The buy-out house is among several firms that Virgin has talked to as it works on finding a partner for its financial services business in preparation for its move on Northern Rock's “good bank” spun out of the state-owned lender and thought to be worth up to £2b.Last week, Virgin bought the little-known Church House Trust bank, which has 3,000 customers and no branches, for £12.3m. The acquisition gave Virgin a full banking license as CHT already has systems and processes approved by the Financial Services Authority that enable it to offer mortgages and current accounts. Its talks with Blackstone underline Sir Richard's ambition to break into the UK mortgages and savings market and could lay the foundation for the first private equity-backed UK bank. A source close to the buy-out house said its interest in Northern Rock relied on working alongside a trade partner with the right operational understanding of running a bank.

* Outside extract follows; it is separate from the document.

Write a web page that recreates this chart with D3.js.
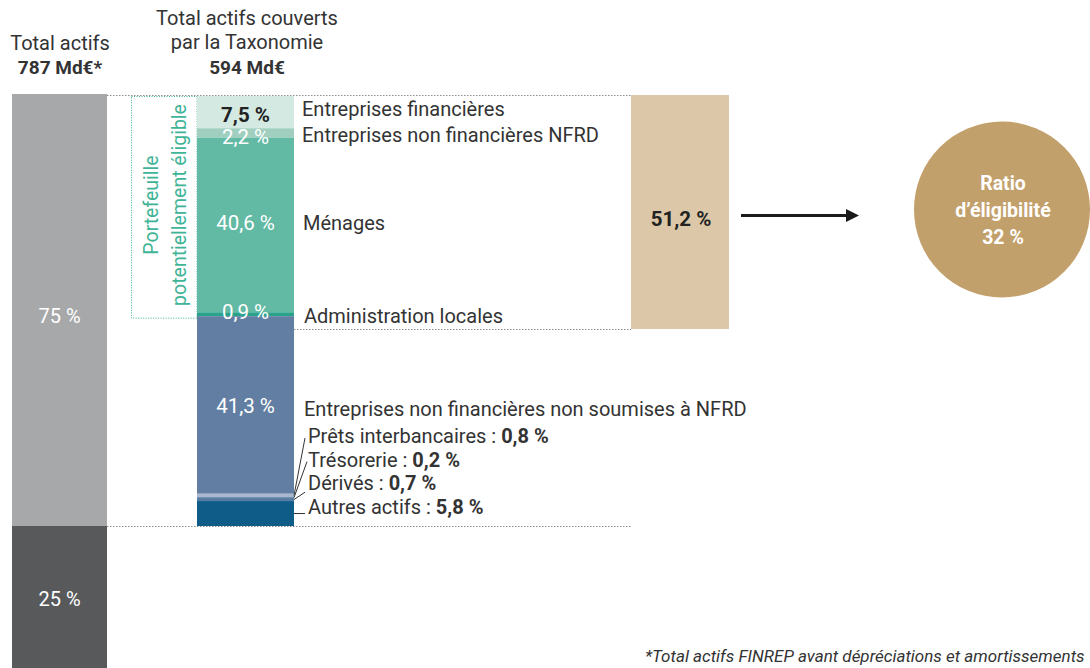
<!DOCTYPE html>
<html>
<head>
<meta charset="utf-8">
<script src="https://cdn.jsdelivr.net/npm/d3@7"></script>
<style>
  body { margin: 0; background: #fff; }
  svg { display: block; font-family: Roboto, "Noto Sans", sans-serif; }
</style>
</head>
<body>
<div id="chart"></div>
<script>
// totals (Md€)
const totalAssets = 787;
const taxAssets = 594;
const eligibilityRatio = 32;

// left column : share of total assets covered / not covered
const totalShares = [75, 25];
const totalColors = ["#a7a8aa", "#58595b"];

// middle column : breakdown of taxonomy assets (%)
const taxCategories = [
  "Entreprises financières",
  "Entreprises non financières NFRD",
  "Ménages",
  "Administration locales",
  "Entreprises non financières non soumises à NFRD",
  "Prêts interbancaires",
  "Trésorerie",
  "Dérivés",
  "Autres actifs"
];
const taxValues = [7.5, 2.2, 40.6, 0.9, 41.3, 0.8, 0.2, 0.7, 5.8];
const taxColors = ["#d5e9e3", "#a0cfc0", "#62b9a4", "#2aa38a", "#627fa3", "#a9b8cf", "#567aa0", "#567aa0", "#0f5c89"];
const eligibleCount = 4; // first 4 segments = portefeuille potentiellement éligible

function fmt(v) {
  return String(v).replace(".", ",") + " %";
}

function draw() {
  var width = 1090,
    height = 668;
  var textColor = "#333333";

  var svg = d3
    .select("#chart")
    .append("svg")
    .attr("width", width)
    .attr("height", height);

  // vertical scales
  var yTot = d3.scaleLinear().domain([0, 100]).range([94, 670]);
  var yTax = d3
    .scaleLinear()
    .domain([0, 100])
    .range([96, yTot(totalShares[0])]);

  var leftX = 12,
    leftW = 95,
    midX = 197,
    midW = 97;

  // stacks
  var totStack = [];
  var acc = 0;
  totalShares.forEach((v, i) => {
    totStack.push({ v: v, y0: acc, y1: acc + v, c: totalColors[i] });
    acc += v;
  });

  var taxStack = [];
  acc = 0;
  taxValues.forEach((v, i) => {
    taxStack.push({ name: taxCategories[i], v: v, y0: acc, y1: acc + v, c: taxColors[i], i: i });
    acc += v;
  });
  var eligibleShare = d3.sum(taxValues.slice(0, eligibleCount));

  // dotted guides
  var dotted = "#8c8c8c";
  svg
    .append("line")
    .attr("x1", leftX + leftW)
    .attr("x2", 631)
    .attr("y1", 95.5)
    .attr("y2", 95.5)
    .attr("stroke", dotted)
    .attr("stroke-dasharray", "1.5,1.5");
  svg
    .append("line")
    .attr("x1", leftX + leftW)
    .attr("x2", 631)
    .attr("y1", yTot(totalShares[0]) + 0.5)
    .attr("y2", yTot(totalShares[0]) + 0.5)
    .attr("stroke", dotted)
    .attr("stroke-dasharray", "1.5,1.5");
  svg
    .append("line")
    .attr("x1", midX + midW)
    .attr("x2", 631)
    .attr("y1", 329.5)
    .attr("y2", 329.5)
    .attr("stroke", dotted)
    .attr("stroke-dasharray", "1.5,1.5");

  // green dotted box around eligible part
  svg
    .append("rect")
    .attr("x", 131.5)
    .attr("y", 96.5)
    .attr("width", midX - 131.5)
    .attr("height", yTax(eligibleShare) + 2 - 96.5)
    .attr("fill", "none")
    .attr("stroke", "#3fb497")
    .attr("stroke-dasharray", "1,1.5");

  svg
    .append("text")
    .attr("transform", "translate(158,205) rotate(-90)")
    .attr("text-anchor", "middle")
    .style("font-size", "19.5px")
    .style("fill", "#3fb497")
    .text("Portefeuille");
  svg
    .append("text")
    .attr("transform", "translate(186,205) rotate(-90)")
    .attr("text-anchor", "middle")
    .style("font-size", "19.5px")
    .style("fill", "#3fb497")
    .text("potentiellement éligible");

  // left column
  svg
    .selectAll("rect.tot")
    .data(totStack)
    .enter()
    .append("rect")
    .attr("class", "tot")
    .attr("x", leftX)
    .attr("width", leftW)
    .attr("y", (d) => yTot(d.y0))
    .attr("height", (d) => yTot(d.y1) - yTot(d.y0))
    .attr("fill", (d) => d.c);

  svg
    .selectAll("text.tot")
    .data(totStack)
    .enter()
    .append("text")
    .attr("class", "tot")
    .attr("x", leftX + leftW / 2)
    .attr("y", (d, i) => (i == 0 ? yTot((d.y0 + d.y1) / 2) + 13 : yTot((d.y0 + d.y1) / 2) + 8))
    .attr("text-anchor", "middle")
    .style("font-size", "20px")
    .style("fill", "#fff")
    .text((d) => d.v + " %");

  // middle column
  svg
    .selectAll("rect.tax")
    .data(taxStack)
    .enter()
    .append("rect")
    .attr("class", "tax")
    .attr("x", midX)
    .attr("width", midW)
    .attr("y", (d) => yTax(d.y0))
    .attr("height", (d) => yTax(d.y1) - yTax(d.y0))
    .attr("fill", (d) => d.c);

  var mid = (d) => yTax((d.y0 + d.y1) / 2);

  // values inside the bar
  var insideNudge = [3, 4, -2, -2, 1];
  svg
    .selectAll("text.taxv")
    .data(taxStack.slice(0, 5))
    .enter()
    .append("text")
    .attr("class", "taxv")
    .attr("x", midX + midW / 2)
    .attr("y", (d, i) => mid(d) + 7 + insideNudge[i])
    .attr("text-anchor", "middle")
    .style("font-size", "20.5px")
    .style("font-weight", (d, i) => (i == 0 ? "bold" : "normal"))
    .style("fill", (d, i) => (i == 0 ? "#222" : "#fff"))
    .text((d) => fmt(d.v));

  // category names on the right
  var rightNudge = [-3, 2, -2, 2, 4];
  var rightX = [302, 302, 303, 304, 304];
  svg
    .selectAll("text.taxn")
    .data(taxStack.slice(0, 5))
    .enter()
    .append("text")
    .attr("class", "taxn")
    .attr("x", (d, i) => rightX[i])
    .attr("y", (d, i) => mid(d) + 7 + rightNudge[i])
    .style("font-size", "20px")
    .style("fill", textColor)
    .text((d) => d.name);

  // small segments with leader lines
  var small = taxStack.slice(5);
  var listTop = 443,
    listStep = 23.6;
  var leaderDy = [-5, -5, 2, -1];
  svg
    .selectAll("line.lead")
    .data(small)
    .enter()
    .append("line")
    .attr("class", "lead")
    .attr("x1", midX + midW)
    .attr("y1", (d) => mid(d))
    .attr("x2", (d, i) => (i == 1 ? 307 : 305))
    .attr("y2", (d, i) => (i == 3 ? mid(d) : listTop + i * listStep + leaderDy[i]))
    .attr("stroke", "#333")
    .attr("stroke-width", 1);

  var smallText = svg
    .selectAll("text.small")
    .data(small)
    .enter()
    .append("text")
    .attr("class", "small")
    .attr("x", 308)
    .attr("y", (d, i) => listTop + i * listStep)
    .style("font-size", "20px")
    .style("fill", textColor);
  smallText.append("tspan").text((d) => d.name + " : ");
  smallText
    .append("tspan")
    .style("font-weight", "bold")
    .text((d) => fmt(d.v));

  // eligible share block
  svg
    .append("rect")
    .attr("x", 631)
    .attr("y", 95)
    .attr("width", 98)
    .attr("height", 234)
    .attr("fill", "#dcc8a8");
  svg
    .append("text")
    .attr("x", 681)
    .attr("y", 226)
    .attr("text-anchor", "middle")
    .style("font-size", "20.5px")
    .style("font-weight", "bold")
    .style("fill", "#222")
    .text(fmt(Math.round(eligibleShare * 10) / 10));

  // arrow
  svg
    .append("line")
    .attr("x1", 741)
    .attr("x2", 848)
    .attr("y1", 215.5)
    .attr("y2", 215.5)
    .attr("stroke", "#1a1a1a")
    .attr("stroke-width", 3);
  svg
    .append("path")
    .attr("d", "M846,209 L859,215.5 L846,222 Z")
    .attr("fill", "#1a1a1a");

  // ratio circle
  svg
    .append("circle")
    .attr("cx", 1002)
    .attr("cy", 209.5)
    .attr("r", 88)
    .attr("fill", "#c2a06b");
  var ratioLines = ["Ratio", "d’éligibilité", eligibilityRatio + " %"];
  svg
    .selectAll("text.ratio")
    .data(ratioLines)
    .enter()
    .append("text")
    .attr("class", "ratio")
    .attr("x", 1003)
    .attr("y", (d, i) => 190 + i * 27)
    .attr("text-anchor", "middle")
    .style("font-size", "19.5px")
    .style("font-weight", "bold")
    .style("fill", "#fff")
    .text((d) => d);

  // headers
  var head = svg.append("g").style("fill", textColor).attr("text-anchor", "middle");
  head.append("text").attr("x", 60).attr("y", 50).style("font-size", "20px").text("Total actifs");
  head
    .append("text")
    .attr("x", 60)
    .attr("y", 74)
    .style("font-size", "19px")
    .style("font-weight", "bold")
    .text(totalAssets + " Md€*");
  head.append("text").attr("x", 247).attr("y", 25).style("font-size", "20px").text("Total actifs couverts");
  head.append("text").attr("x", 247).attr("y", 49).style("font-size", "20px").text("par la Taxonomie");
  head
    .append("text")
    .attr("x", 247)
    .attr("y", 74)
    .style("font-size", "19px")
    .style("font-weight", "bold")
    .text(taxAssets + " Md€");

  // footnote
  svg
    .append("text")
    .attr("x", 645)
    .attr("y", 662)
    .style("font-size", "17px")
    .style("font-style", "italic")
    .style("fill", textColor)
    .text("*Total actifs FINREP avant dépréciations et amortissements");
}

draw();
</script>
</body>
</html>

In 2007, Blackstone was hired in an advisory capacity by the then ailing Northern Rock after earlier being mooted as a potential buyer of the mortgage bank. Sir Richard's initial £1.5b tilt at Northern Rock in 2007 came as part of a consortium that included the later-troubled U.S. insurance group AIG, U.S. investor Wilbur Ross, hedge fund Toscafund and Hong Kong-based First Eastern Investment.